- Request -
Only the lines from the one containing "Give me the matplotlib source for this chart." through the one containing "from matplotlib.patches import Rectangle, Polygon" belong in the answer; copy them exactly and leave out pictures.

Records excerpted from a collection
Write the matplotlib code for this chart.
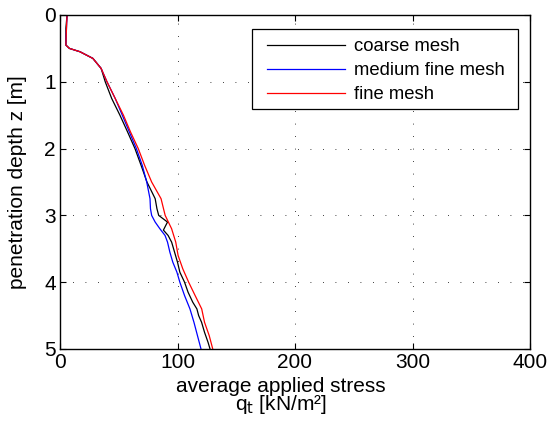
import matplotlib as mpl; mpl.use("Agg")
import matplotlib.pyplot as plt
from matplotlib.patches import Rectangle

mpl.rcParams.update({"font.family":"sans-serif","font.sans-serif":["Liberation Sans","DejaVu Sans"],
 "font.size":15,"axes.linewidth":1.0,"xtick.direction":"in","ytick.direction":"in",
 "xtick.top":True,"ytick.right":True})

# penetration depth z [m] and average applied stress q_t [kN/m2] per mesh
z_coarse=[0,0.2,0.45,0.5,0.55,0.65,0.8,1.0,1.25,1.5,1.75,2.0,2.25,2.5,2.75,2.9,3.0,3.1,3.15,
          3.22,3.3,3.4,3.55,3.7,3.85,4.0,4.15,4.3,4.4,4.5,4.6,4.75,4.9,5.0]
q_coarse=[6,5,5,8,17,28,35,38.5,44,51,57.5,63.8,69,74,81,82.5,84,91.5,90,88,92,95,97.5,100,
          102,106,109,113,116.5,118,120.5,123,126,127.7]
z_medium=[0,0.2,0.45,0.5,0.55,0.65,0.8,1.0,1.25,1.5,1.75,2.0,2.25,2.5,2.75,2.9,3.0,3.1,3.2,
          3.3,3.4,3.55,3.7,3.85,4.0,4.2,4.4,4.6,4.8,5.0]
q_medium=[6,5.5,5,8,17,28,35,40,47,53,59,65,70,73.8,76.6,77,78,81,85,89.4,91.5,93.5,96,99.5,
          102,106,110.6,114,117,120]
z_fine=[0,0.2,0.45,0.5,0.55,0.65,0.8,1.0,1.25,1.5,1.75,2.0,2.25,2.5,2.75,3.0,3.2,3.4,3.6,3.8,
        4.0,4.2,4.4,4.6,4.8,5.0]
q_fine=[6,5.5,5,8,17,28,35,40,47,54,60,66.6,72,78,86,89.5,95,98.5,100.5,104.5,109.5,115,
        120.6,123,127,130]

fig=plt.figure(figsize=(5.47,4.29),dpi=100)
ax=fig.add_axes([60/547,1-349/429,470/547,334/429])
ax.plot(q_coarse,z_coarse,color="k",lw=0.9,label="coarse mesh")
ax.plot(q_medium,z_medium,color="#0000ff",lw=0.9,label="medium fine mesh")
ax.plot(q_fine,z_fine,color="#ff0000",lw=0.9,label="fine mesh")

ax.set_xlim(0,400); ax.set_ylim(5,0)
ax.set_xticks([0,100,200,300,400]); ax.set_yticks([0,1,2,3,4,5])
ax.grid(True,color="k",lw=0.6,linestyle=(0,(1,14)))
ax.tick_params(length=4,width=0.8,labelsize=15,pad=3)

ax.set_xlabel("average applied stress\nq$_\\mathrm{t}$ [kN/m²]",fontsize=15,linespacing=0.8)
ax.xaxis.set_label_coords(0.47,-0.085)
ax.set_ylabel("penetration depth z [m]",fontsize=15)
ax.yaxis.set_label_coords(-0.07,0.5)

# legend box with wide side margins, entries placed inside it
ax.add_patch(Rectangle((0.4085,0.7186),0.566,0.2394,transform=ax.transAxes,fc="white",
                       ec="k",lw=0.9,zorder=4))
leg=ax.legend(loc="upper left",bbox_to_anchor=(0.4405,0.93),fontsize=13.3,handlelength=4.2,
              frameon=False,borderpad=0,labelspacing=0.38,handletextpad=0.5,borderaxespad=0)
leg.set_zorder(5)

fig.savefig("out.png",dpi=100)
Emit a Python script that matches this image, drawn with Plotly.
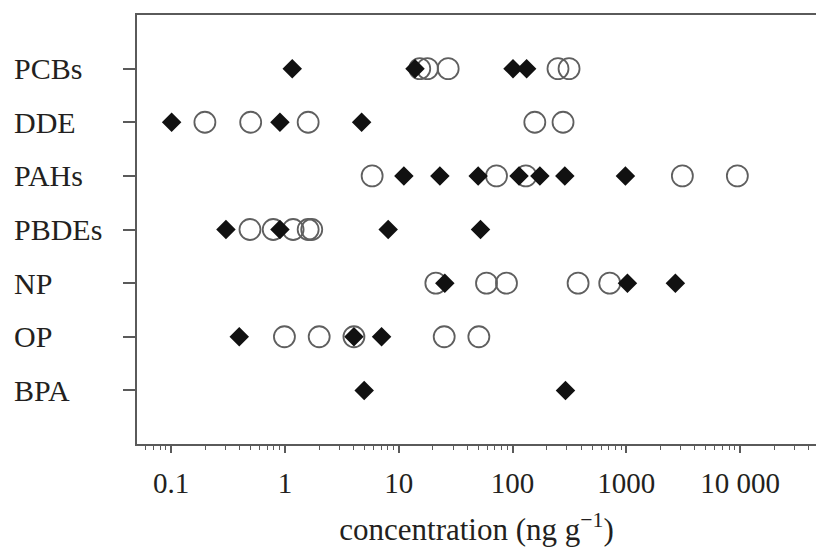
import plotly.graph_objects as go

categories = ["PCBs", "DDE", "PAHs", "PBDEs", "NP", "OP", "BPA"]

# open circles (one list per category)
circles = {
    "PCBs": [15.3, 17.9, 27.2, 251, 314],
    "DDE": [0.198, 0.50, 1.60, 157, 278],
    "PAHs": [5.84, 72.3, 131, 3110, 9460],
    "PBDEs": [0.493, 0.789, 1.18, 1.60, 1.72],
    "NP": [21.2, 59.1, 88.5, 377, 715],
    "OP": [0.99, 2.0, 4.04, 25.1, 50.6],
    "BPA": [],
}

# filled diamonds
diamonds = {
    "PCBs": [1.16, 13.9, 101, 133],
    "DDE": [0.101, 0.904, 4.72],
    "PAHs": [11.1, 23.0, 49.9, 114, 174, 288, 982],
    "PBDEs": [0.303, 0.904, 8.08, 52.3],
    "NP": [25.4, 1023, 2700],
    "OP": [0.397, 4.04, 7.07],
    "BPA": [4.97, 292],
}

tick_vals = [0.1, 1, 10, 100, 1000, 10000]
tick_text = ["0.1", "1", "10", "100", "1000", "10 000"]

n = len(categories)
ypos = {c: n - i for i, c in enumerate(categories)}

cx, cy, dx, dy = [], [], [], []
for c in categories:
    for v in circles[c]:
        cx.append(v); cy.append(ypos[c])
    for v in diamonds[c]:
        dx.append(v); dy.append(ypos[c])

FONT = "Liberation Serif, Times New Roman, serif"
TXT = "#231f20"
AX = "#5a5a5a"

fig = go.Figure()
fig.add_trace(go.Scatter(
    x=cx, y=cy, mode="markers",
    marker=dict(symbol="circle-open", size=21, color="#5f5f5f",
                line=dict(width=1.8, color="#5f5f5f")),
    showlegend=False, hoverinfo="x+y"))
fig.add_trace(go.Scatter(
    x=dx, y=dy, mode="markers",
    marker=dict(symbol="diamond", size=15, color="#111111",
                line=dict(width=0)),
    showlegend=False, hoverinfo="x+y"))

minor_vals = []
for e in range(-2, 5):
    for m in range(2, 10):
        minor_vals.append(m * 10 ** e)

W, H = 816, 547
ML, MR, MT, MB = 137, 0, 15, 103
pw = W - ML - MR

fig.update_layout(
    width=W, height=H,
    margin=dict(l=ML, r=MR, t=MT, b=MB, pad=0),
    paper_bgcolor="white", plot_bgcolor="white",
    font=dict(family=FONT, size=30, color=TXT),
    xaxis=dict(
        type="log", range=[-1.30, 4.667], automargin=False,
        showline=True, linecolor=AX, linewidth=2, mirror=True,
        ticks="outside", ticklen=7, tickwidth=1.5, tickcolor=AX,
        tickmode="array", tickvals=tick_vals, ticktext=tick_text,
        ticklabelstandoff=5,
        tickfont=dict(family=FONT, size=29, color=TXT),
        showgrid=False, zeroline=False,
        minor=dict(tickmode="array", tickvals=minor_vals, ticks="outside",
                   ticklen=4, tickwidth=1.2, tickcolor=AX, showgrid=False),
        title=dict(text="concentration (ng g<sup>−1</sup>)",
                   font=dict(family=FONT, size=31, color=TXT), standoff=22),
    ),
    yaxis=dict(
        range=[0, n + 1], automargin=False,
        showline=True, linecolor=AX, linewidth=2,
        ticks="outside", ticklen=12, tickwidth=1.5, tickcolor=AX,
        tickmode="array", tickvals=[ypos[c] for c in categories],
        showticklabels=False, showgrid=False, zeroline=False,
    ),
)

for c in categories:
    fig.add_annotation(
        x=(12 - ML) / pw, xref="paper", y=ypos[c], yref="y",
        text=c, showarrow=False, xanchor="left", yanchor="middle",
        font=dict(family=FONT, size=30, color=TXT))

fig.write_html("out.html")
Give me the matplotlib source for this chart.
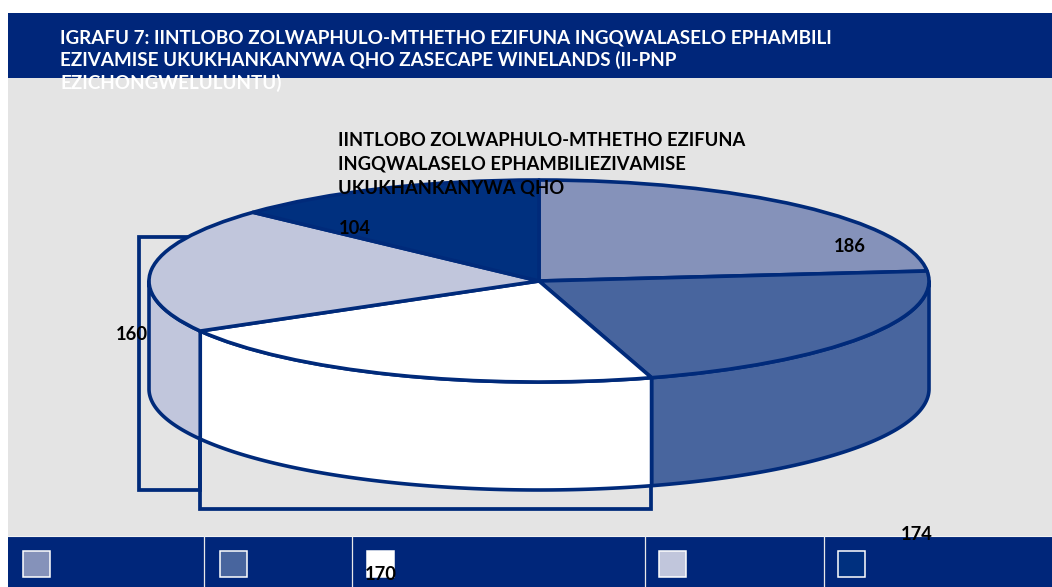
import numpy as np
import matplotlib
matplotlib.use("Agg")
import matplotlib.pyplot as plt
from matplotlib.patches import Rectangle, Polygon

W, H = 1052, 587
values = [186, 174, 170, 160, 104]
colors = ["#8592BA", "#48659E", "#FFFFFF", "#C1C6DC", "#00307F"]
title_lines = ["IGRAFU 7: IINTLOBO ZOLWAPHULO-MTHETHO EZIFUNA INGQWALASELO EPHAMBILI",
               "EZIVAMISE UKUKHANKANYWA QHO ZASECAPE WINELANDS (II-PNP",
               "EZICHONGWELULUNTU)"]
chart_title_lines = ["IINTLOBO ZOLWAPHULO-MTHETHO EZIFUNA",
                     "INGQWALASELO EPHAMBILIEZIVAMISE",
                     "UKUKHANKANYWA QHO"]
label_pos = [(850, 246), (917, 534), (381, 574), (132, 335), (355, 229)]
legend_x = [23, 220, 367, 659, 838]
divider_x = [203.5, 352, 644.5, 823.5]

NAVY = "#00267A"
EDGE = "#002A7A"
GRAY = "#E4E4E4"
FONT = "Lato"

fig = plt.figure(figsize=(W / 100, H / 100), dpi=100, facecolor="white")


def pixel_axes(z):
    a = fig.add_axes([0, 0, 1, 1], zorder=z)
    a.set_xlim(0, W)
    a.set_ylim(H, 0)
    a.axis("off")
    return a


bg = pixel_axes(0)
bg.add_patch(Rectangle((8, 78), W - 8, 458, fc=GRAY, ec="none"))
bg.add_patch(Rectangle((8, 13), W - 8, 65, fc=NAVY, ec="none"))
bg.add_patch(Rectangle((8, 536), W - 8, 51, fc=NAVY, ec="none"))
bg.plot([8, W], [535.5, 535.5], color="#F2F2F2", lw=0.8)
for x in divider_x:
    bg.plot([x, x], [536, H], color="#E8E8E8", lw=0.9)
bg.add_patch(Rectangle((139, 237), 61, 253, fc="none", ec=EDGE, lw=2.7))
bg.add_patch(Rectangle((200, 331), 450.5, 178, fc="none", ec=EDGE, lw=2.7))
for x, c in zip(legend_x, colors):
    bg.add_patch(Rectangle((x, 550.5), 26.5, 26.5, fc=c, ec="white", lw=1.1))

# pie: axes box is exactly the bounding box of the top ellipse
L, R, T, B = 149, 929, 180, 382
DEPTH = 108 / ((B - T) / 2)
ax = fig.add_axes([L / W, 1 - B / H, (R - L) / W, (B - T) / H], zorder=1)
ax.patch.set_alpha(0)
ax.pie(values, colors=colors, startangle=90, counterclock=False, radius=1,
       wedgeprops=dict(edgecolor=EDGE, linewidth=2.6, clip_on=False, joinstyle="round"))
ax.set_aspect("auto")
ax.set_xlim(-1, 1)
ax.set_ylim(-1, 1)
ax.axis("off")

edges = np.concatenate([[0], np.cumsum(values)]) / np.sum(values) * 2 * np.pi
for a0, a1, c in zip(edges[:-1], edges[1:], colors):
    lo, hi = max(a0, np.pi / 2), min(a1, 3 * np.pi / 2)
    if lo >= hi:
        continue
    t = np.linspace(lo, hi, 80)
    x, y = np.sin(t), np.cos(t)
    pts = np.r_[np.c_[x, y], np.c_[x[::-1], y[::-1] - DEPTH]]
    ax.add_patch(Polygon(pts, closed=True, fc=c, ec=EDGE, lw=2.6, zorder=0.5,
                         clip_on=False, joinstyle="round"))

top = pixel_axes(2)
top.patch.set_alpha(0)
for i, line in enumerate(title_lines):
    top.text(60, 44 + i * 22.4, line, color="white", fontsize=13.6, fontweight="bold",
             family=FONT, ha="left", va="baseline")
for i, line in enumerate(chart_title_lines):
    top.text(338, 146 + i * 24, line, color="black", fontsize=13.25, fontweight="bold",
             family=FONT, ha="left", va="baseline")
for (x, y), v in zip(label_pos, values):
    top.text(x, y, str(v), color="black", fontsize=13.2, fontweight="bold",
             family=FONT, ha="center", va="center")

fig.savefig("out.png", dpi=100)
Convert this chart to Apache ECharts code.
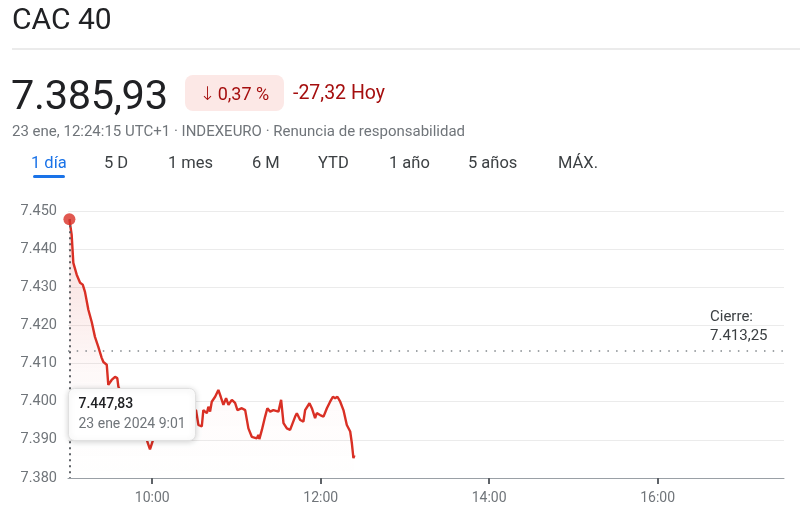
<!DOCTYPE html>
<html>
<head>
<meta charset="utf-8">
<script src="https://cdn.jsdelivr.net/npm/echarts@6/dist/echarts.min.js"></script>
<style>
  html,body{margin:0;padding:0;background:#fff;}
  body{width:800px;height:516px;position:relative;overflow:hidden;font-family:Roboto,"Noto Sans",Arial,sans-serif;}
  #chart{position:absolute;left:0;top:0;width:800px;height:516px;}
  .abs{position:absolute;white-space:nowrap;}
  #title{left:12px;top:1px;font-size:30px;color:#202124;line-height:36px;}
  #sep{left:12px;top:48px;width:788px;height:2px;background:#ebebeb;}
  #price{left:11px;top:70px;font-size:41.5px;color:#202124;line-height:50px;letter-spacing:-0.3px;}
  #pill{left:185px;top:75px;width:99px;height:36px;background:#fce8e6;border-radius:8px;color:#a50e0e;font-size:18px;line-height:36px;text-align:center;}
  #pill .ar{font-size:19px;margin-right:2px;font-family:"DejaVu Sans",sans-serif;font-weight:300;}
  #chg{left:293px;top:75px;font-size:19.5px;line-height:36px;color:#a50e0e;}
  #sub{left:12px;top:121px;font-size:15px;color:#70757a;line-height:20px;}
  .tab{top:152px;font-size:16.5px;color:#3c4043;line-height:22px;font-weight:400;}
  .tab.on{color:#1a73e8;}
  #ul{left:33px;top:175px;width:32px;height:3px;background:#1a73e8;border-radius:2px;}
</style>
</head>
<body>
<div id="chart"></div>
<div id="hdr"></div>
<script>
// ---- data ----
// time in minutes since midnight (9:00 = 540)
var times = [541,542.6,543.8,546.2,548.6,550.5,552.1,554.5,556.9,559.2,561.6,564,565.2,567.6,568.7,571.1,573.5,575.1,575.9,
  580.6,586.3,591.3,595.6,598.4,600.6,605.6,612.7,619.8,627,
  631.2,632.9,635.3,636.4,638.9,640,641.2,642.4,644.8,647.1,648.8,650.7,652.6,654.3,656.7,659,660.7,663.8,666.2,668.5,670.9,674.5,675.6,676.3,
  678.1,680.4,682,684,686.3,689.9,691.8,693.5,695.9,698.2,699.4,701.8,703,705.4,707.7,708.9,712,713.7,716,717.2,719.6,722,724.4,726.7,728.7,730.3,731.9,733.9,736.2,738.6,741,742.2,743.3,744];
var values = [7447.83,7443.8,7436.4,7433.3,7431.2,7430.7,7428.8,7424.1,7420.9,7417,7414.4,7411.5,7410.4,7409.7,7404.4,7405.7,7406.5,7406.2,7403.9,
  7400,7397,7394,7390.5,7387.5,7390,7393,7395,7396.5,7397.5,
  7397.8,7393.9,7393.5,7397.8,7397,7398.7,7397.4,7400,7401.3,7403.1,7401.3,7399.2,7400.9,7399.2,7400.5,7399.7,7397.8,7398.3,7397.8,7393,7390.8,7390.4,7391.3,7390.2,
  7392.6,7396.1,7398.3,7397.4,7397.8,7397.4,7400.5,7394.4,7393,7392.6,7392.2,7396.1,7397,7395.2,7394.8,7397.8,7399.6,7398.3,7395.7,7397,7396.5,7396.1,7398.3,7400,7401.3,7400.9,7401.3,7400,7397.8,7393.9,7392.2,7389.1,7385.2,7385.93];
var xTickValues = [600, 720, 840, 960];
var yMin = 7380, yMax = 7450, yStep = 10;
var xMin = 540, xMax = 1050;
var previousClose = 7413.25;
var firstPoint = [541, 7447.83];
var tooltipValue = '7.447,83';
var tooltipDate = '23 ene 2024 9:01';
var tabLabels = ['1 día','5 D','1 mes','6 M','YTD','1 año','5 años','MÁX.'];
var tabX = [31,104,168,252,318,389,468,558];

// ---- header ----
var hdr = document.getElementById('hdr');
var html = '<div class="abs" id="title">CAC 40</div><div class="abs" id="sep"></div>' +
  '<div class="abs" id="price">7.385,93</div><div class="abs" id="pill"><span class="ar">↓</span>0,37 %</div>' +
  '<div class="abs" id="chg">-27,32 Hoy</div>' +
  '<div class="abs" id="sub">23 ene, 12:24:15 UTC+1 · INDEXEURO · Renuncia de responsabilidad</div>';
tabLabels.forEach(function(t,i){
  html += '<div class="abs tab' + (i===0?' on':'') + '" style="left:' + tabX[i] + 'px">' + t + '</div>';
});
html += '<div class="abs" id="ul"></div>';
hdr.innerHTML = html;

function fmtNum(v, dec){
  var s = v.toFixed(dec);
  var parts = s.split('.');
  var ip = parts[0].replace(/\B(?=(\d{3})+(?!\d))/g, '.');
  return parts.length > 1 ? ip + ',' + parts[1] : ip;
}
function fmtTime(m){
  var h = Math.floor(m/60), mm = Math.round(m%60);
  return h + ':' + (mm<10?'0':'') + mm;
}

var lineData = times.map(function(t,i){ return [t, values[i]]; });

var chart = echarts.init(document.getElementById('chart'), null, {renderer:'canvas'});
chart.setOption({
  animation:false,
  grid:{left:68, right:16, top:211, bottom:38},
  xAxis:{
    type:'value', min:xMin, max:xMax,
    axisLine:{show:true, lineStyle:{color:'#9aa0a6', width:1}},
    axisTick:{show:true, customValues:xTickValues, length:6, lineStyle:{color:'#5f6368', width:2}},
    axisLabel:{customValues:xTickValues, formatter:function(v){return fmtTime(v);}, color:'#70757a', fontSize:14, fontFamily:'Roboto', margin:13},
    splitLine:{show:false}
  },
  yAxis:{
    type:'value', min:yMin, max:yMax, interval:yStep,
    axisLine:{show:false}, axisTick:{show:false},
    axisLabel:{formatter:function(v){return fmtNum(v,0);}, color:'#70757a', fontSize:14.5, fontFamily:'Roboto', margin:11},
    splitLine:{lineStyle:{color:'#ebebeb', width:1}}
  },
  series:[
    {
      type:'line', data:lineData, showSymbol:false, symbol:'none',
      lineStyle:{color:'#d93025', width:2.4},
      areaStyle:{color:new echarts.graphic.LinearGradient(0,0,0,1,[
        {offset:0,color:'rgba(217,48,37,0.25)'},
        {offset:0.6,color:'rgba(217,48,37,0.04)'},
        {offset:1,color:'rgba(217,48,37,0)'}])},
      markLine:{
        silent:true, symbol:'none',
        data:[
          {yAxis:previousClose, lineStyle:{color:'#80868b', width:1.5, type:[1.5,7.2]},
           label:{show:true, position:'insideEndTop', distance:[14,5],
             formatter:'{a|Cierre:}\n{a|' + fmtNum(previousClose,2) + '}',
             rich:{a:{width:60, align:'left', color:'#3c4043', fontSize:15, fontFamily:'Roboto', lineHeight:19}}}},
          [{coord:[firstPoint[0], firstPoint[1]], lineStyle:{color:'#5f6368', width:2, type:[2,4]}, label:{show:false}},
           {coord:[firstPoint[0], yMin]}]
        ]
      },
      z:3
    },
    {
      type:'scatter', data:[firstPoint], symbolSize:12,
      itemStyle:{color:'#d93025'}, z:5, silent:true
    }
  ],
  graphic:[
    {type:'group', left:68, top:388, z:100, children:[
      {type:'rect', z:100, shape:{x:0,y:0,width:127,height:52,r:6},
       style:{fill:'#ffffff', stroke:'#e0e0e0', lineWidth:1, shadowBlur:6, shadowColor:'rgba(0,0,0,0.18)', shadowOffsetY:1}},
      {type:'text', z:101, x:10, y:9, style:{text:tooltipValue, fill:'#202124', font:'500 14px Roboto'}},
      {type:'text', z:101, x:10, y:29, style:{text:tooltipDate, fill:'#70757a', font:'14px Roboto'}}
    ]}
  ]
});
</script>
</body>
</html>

- Finished answer -
Give me the matplotlib source for this chart.
import numpy as np
import matplotlib
matplotlib.use("Agg")
import matplotlib.pyplot as plt
from matplotlib.patches import Rectangle, Polygon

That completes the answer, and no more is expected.